Kenya’s Finance Ministry is projecting heavy government spending in the 2019-2020 financial year as the country undertakes a series of ambitious development projects.
The nation, often touted as East Africa’s largest economy, is set to further develop its infrastructure through a series of railway, road and port development projects. The strategy is in line with Kenyan President Uhuru Kenyatta’s Big 4 development agenda, an ambitious plan that seeks to grow the country’s economy, create jobs and improve the livelihoods of millions of people.
The Big 4 Agenda seeks to give Kenyans improved access to affordable housing and healthcare, while boosting food security and developing the country’s manufacturing industry.
In a statement issued this week, the East African Nation’s Ministry of Finance said Kenya’s overall spending would rise to Ksh2.7 trillion ($26.56 billion) in 2019/20 from a revised Ksh2.51 trillion (about $25 billion) in the previous fiscal year.
At the same time, Kenya 2019/20 budget deficit is forecast to fall.
These developments were outlined in a draft budget policy statement, in which the Ministry said Kenya’s budget deficit would drop to 5% of gross domestic product (GDP) in the period from July to June, from a revised deficit of 6.3% of GDP in the 2018/19 fiscal year.
The deficit was forecast to fall further to 3% of GDP in 2022/23.
To cover the deficit, the government will borrow Ksh271.4 billion ($2.67 million) from the domestic market in 2019/20 and 306.5 billion shillings from foreign sources, the ministry said.
The East African nation’s government increased borrowing and spending recently, leaving it with a fiscal deficit that peaked at 6.8% in the fiscal year ending in June, 2018.
In fact, the International Monetary Fund (IMF) said in October that Kenya’s risk of defaulting on debt repayments had increased to moderate from low, citing the government’s public investment drive and revenue shortfalls in recent years.
Henry Rotich, the country’s Cabinet Secretary for the National Treasury, says the government will look for loans in a bid to effectively fund its projects.

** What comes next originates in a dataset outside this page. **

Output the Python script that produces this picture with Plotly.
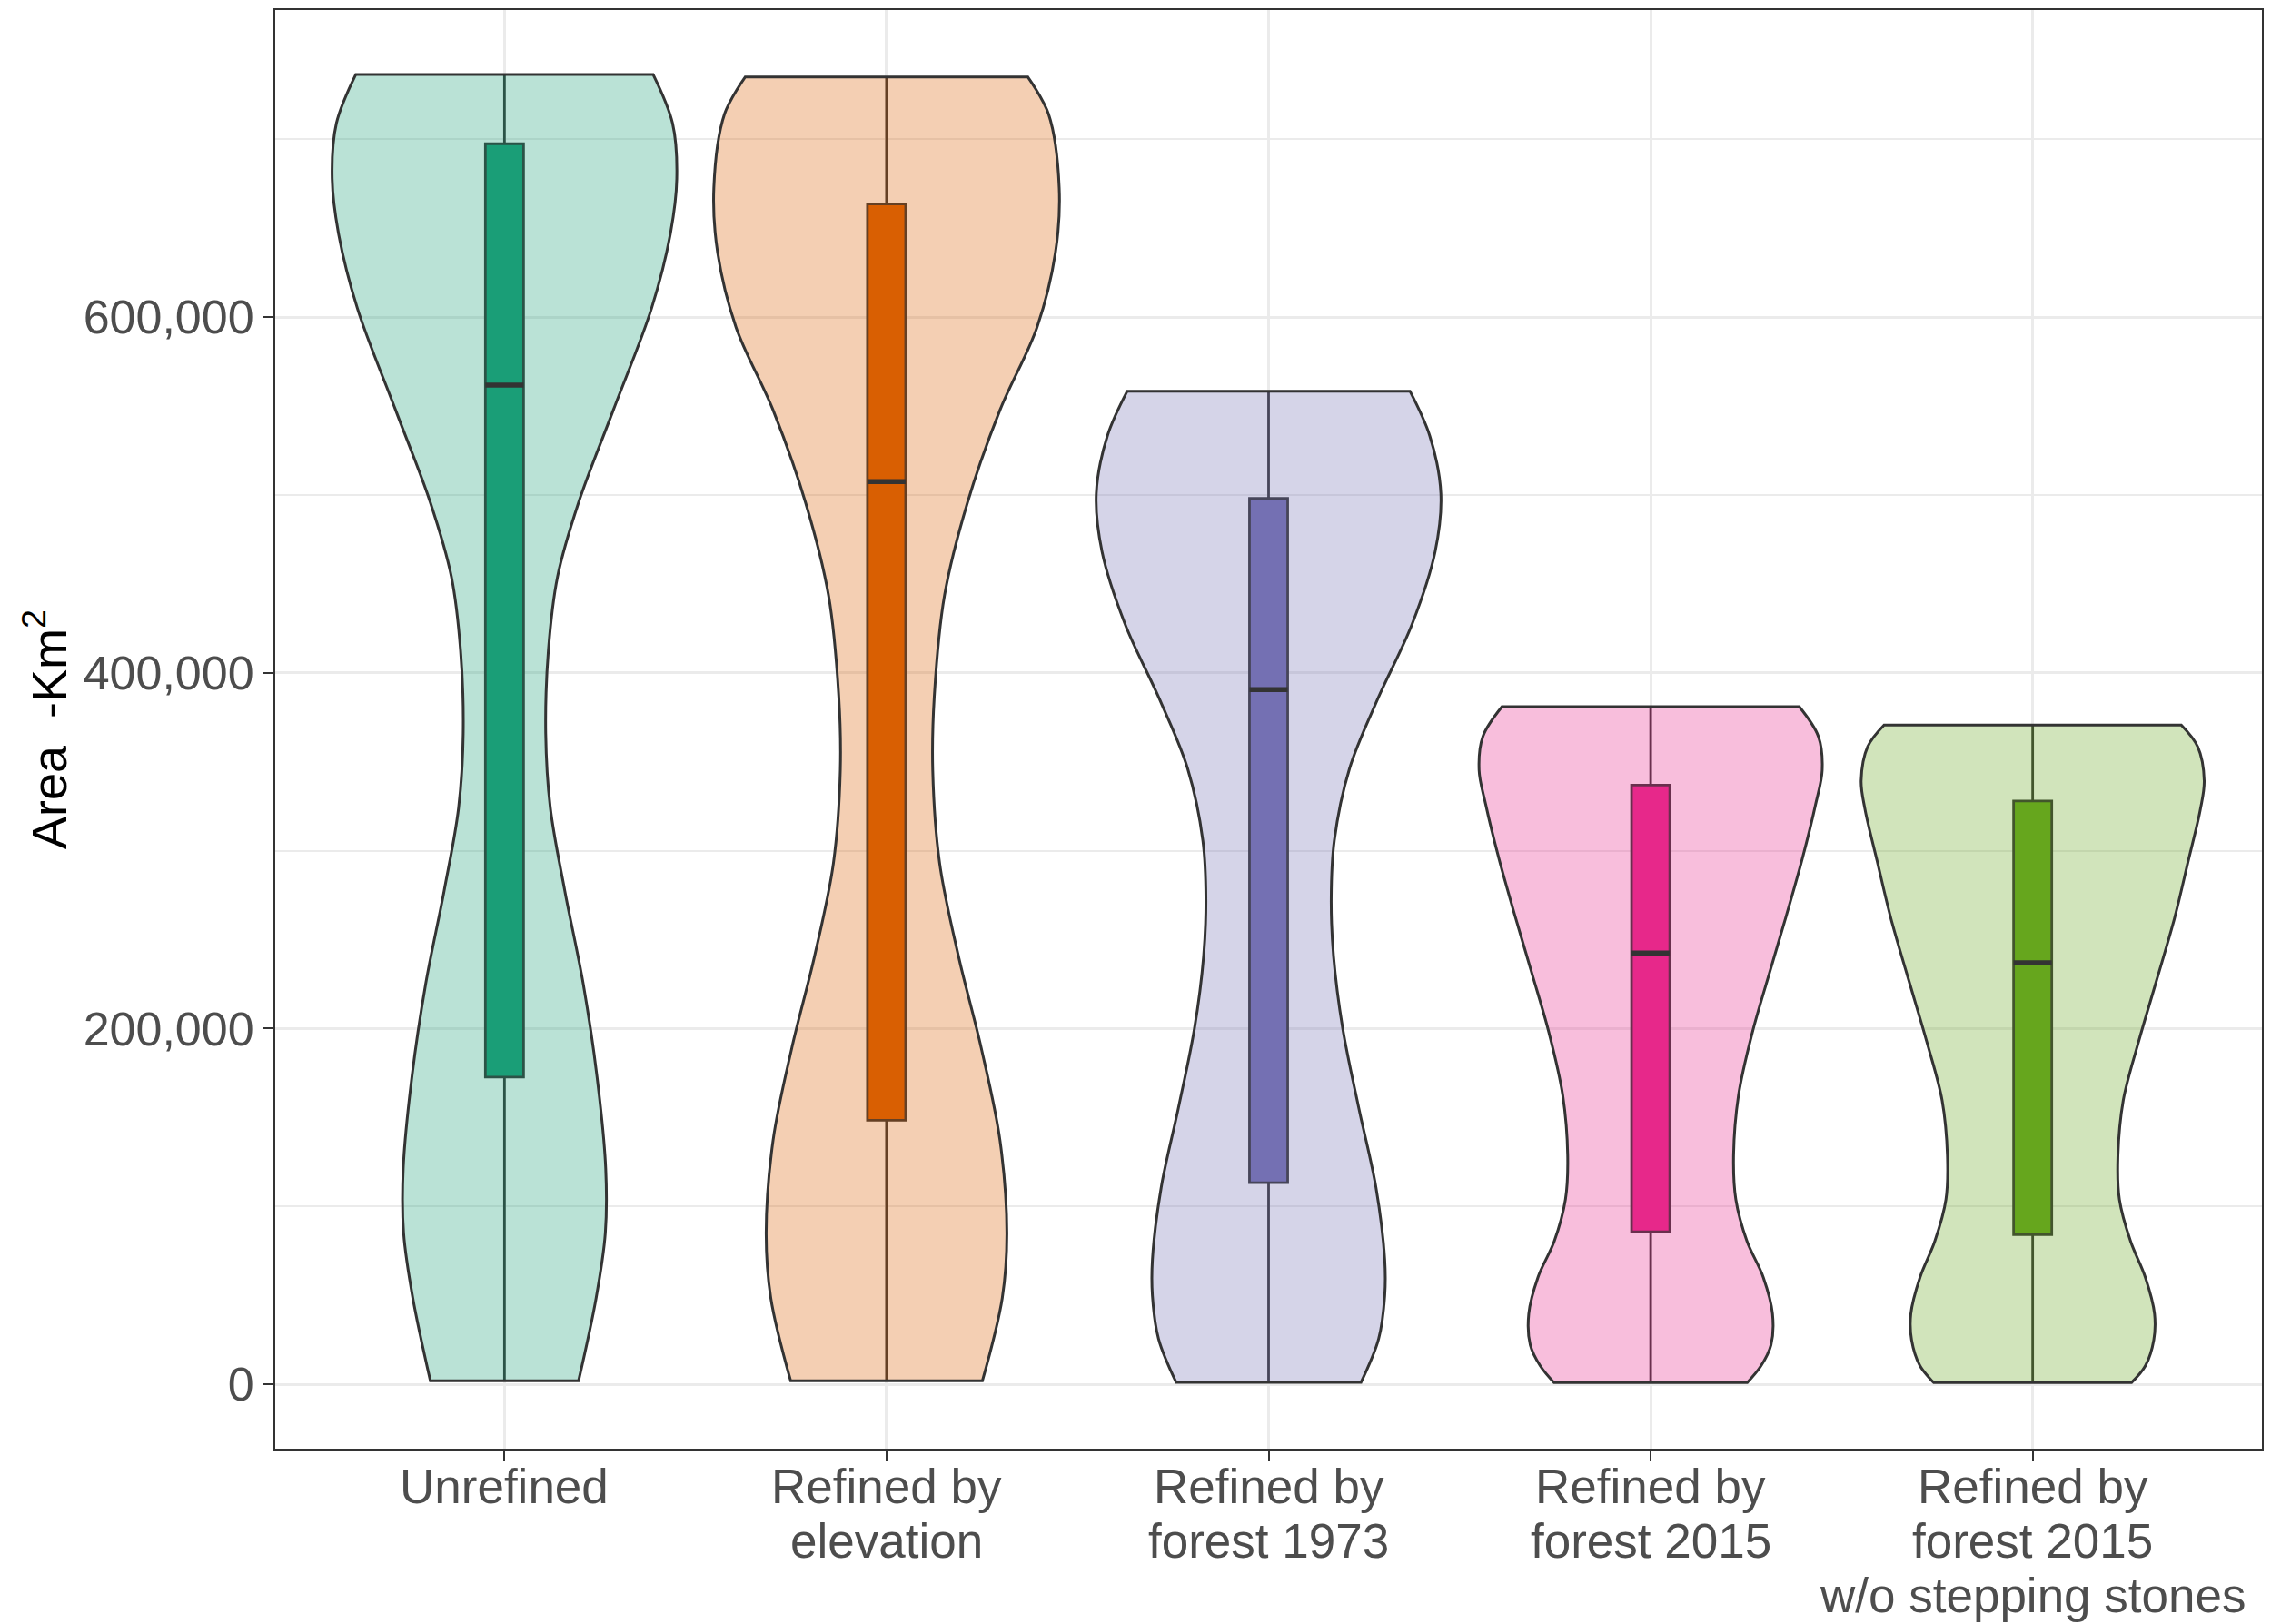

In 2019, Kenya already plans to repay some of its existing loans. It recently emerged that Kenyan taxpayers will pay close to Ksh100 billion ($1 billion) in interest on foreign loans while clearing the country’s maturing debts. Which are estimated at Ksh380 billion ($3.8 billion).
Nonetheless, Kenya’s government is hopeful that despite these challenges, the country will be able to fund its projects.